### Task details
Note how many lines in the entries contain the string "this", then give that number and nothing else.

### Data for processing
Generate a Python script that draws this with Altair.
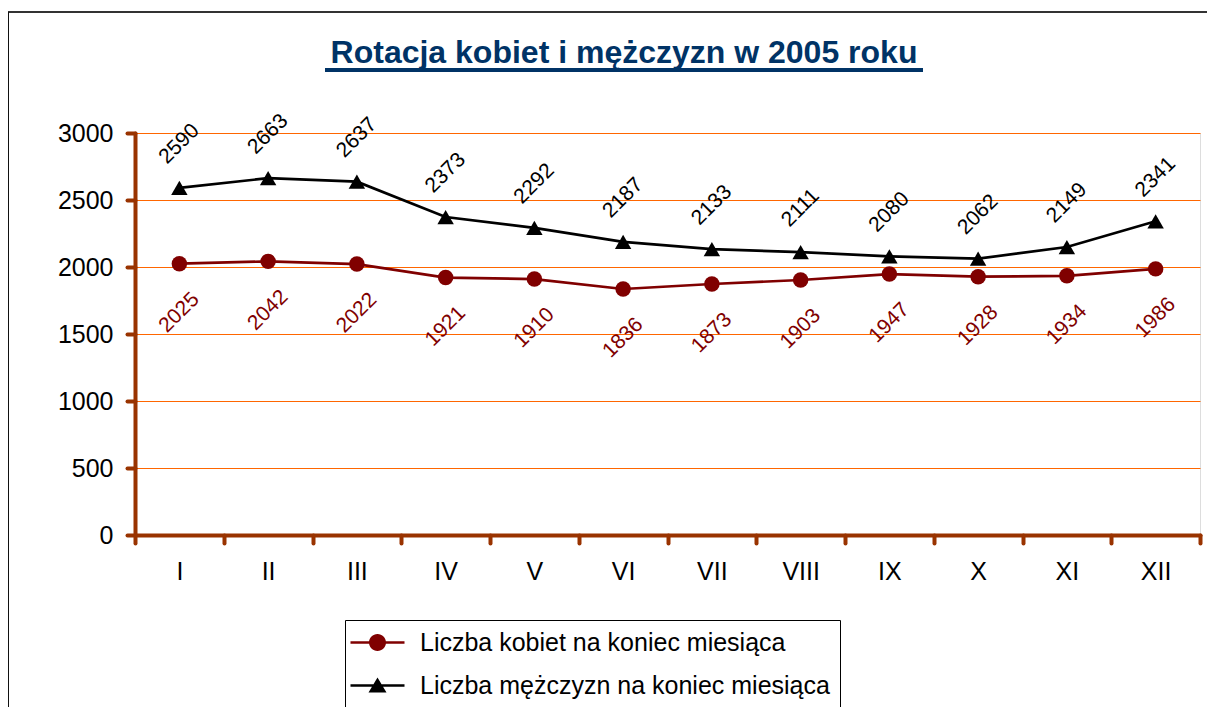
import altair as alt
import pandas as pd

months = ["I", "II", "III", "IV", "V", "VI", "VII", "VIII", "IX", "X", "XI", "XII"]
women = [2025, 2042, 2022, 1921, 1910, 1836, 1873, 1903, 1947, 1928, 1934, 1986]
men = [2590, 2663, 2637, 2373, 2292, 2187, 2133, 2111, 2080, 2062, 2149, 2341]
series_names = ["Liczba kobiet na koniec miesiąca", "Liczba mężczyzn na koniec miesiąca"]
series_colors = ["#800000", "#000000"]
y_ticks = [0, 500, 1000, 1500, 2000, 2500, 3000]
title_text = "Rotacja kobiet i mężczyzn w 2005 roku"

rows = []
for i, m in enumerate(months):
    rows.append({"month": m, "series": series_names[0], "value": women[i], "order": i})
    rows.append({"month": m, "series": series_names[1], "value": men[i], "order": i})
df = pd.DataFrame(rows)

FONT = "Liberation Sans"
BROWN = "#993300"

x = alt.X("month:N", sort=months,
          scale=alt.Scale(type="band", paddingInner=0, paddingOuter=0),
          axis=alt.Axis(title=None, labelAngle=0, tickBand="extent", labelFontSize=25,
                        labelFont=FONT, labelColor="#000000", labelPadding=16,
                        domainColor=BROWN, domainWidth=4, domainCap="round",
                        tickColor=BROWN, tickWidth=4, tickSize=8, tickCap="round"))
y = alt.Y("value:Q", scale=alt.Scale(domain=[0, 3000], nice=False),
          axis=alt.Axis(title=None, values=y_ticks, format="d", labelFontSize=25, labelFont=FONT,
                        labelColor="#000000", labelPadding=14,
                        domainColor=BROWN, domainWidth=4, domainCap="round",
                        tickColor=BROWN, tickWidth=4, tickSize=8, tickCap="round",
                        grid=True, gridColor="#FF6600", gridWidth=1))
color_nolegend = alt.Color("series:N", scale=alt.Scale(domain=series_names, range=series_colors), legend=None)

base = alt.Chart(df)

lines = base.mark_line(strokeWidth=2.7).encode(x=x, y=y, color=color_nolegend, order=alt.Order("order:Q"))

w_filter = alt.datum.series == series_names[0]
m_filter = alt.datum.series == series_names[1]

pts_w = base.transform_filter(w_filter).mark_point(shape="circle", filled=True, size=240, opacity=1).encode(
    x=x, y=y, color=color_nolegend)
pts_m = base.transform_filter(m_filter).mark_point(shape="triangle-up", filled=True, size=270, opacity=1).encode(
    x=x, y=y, color=color_nolegend)

lab_w = base.transform_filter(w_filter).mark_text(angle=315, fontSize=21, font=FONT, yOffset=49,
                                                  align="center", baseline="middle").encode(
    x=x, y=y, text=alt.Text("value:Q", format="d"), color=color_nolegend)
lab_m = base.transform_filter(m_filter).mark_text(angle=315, fontSize=21, font=FONT, yOffset=-44,
                                                  align="center", baseline="middle").encode(
    x=x, y=y, text=alt.Text("value:Q", format="d"), color=color_nolegend)

# legend symbols: line segment with marker (unit square scaled by sqrt(size)/2 = 10px)
path_w = ("M-2.7,-0.13 L2.7,-0.13 L2.7,0.13 L-2.7,0.13 Z "
          "M0.85,0 A0.85,0.85 0 1,1 -0.85,0 A0.85,0.85 0 1,1 0.85,0 Z")
path_m = ("M-2.7,-0.13 L2.7,-0.13 L2.7,0.13 L-2.7,0.13 Z "
          "M0,-0.8 L0.9,0.7 L-0.9,0.7 Z")
leg = alt.Legend(title=None, orient="none", legendX=210, legendY=487, direction="vertical",
                 labelFont=FONT, labelFontSize=25, labelColor="#000000", labelLimit=1000,
                 symbolSize=400, symbolStrokeWidth=0, symbolOpacity=1, symbolOffset=10,
                 labelOffset=30, rowPadding=17, padding=10,
                 fillColor="#FFFFFF", strokeColor="#000000")
legend_layer = base.mark_point(filled=True, opacity=0).encode(
    x=x, y=y,
    color=alt.Color("series:N", scale=alt.Scale(domain=series_names, range=series_colors), legend=leg),
    shape=alt.Shape("series:N", scale=alt.Scale(domain=series_names, range=[path_w, path_m]), legend=leg))

one = pd.DataFrame({"k": [0]})
title_mark = alt.Chart(one).mark_text(font=FONT, fontSize=32, fontWeight="bold", color="#003366",
                                      align="center", baseline="alphabetic").encode(
    x=alt.value(489), y=alt.value(-70), text=alt.value(title_text))
underline = alt.Chart(one).mark_rule(color="#003366", strokeWidth=4).encode(
    x=alt.value(190), x2=alt.value(788), y=alt.value(-63))

frame_top = alt.Chart(one).mark_rule(color="#333333", strokeWidth=2).encode(
    x=alt.value(-127), x2=alt.value(1100), y=alt.value(-121))
frame_left = alt.Chart(one).mark_rule(color="#111111", strokeWidth=2).encode(
    x=alt.value(-127), y=alt.value(-121), y2=alt.value(600))

chart = alt.layer(legend_layer, lines, pts_w, pts_m, lab_w, lab_m, title_mark, underline,
                  frame_top, frame_left).properties(
    width=1065, height=402,
    autosize=alt.AutoSizeParams(type="none"),
    padding={"left": 127, "top": 125, "right": 7, "bottom": 172},
).configure_view(stroke=BROWN, strokeWidth=2.5).configure(background="#FFFFFF")

chart.save("out.html", embed_options={"renderer": "svg", "actions": False})
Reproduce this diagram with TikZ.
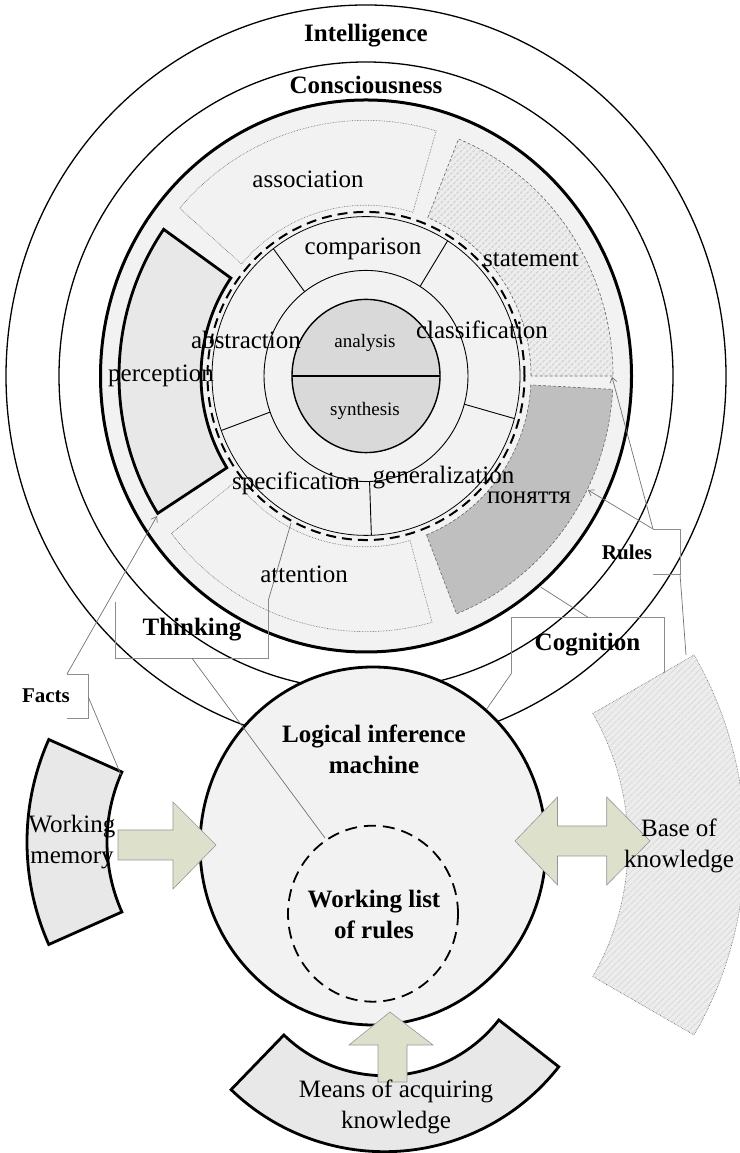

### Answer to the exercise
2